Zulip Chat Archive

Stream: maths

Topic: clear_denominator


Patrick Massot (May 30 2018 at 11:54):

Let's start a new thread about this

Patrick Massot (May 30 2018 at 11:55):

It's a dream about a tactic called clear_denominator

Patrick Massot (May 30 2018 at 11:55):

Assume the current goal is either an equality or an inequality

Patrick Massot (May 30 2018 at 11:57):

It has a bunch of +, -, *, /, maybe • (scalar multiplication)

Patrick Massot (May 30 2018 at 11:57):

we want to get rid of all divisions

Patrick Massot (May 30 2018 at 11:57):

the tactic walks through the goal and builds a list of all denominators (right-hand argument of a /)

Patrick Massot (May 30 2018 at 11:59):

It creates sub-goals x ≠ 0 for all denominators x, and immediately tries to discharge them by assumption or applying ne_of_gt or ne_of_lt to all assumptions

Patrick Massot (May 30 2018 at 12:00):

then it multiplies both sides of the goal by the product of all denominators, using the relevant lemmas (assuming the subgoals)

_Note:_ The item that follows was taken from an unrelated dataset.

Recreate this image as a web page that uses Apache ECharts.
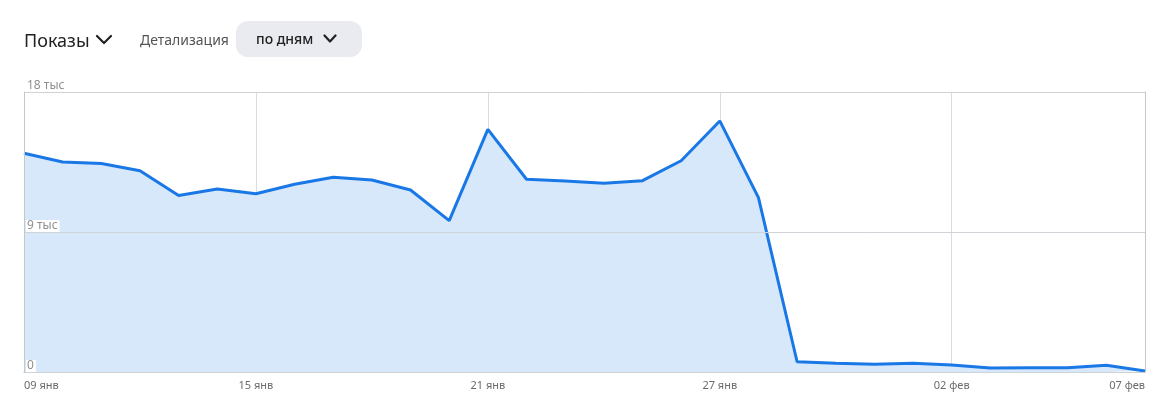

Patrick Massot (May 30 2018 at 12:00):

and then simplifies the goal to get rid of divisions by using x/x = 1

Patrick Massot (May 30 2018 at 12:01):

Of course nested divisions would be problematic

Patrick Massot (May 30 2018 at 12:01):

The Cauchy-Schwarz thread is an example where you could use this

Assia Mahboubi (May 30 2018 at 12:06):

The inequality case is more difficult because of sign conditions, isn't it? But even in the equality case, the size of the formula to be proved can become quite large. Coq has a field tactic, built on top of ring, that does about the same thing as what you describe I think.

Patrick Massot (May 30 2018 at 12:25):

Indeed signs matter in inequalities

Patrick Massot (May 30 2018 at 12:25):

And we clearly need this field tactic (but Mario always want us to suffer instead of using automation)

Assia Mahboubi (May 30 2018 at 13:14):

The field problem is more difficult than the ring one. It probably has to start as a partial procedure, like the one you describe, because a complete one is much more delicate from an algorithmic point of view (you need stuff like subresultants or even may be probabilistic methods otherwise the complexity and growth of the polynomials are dreadful).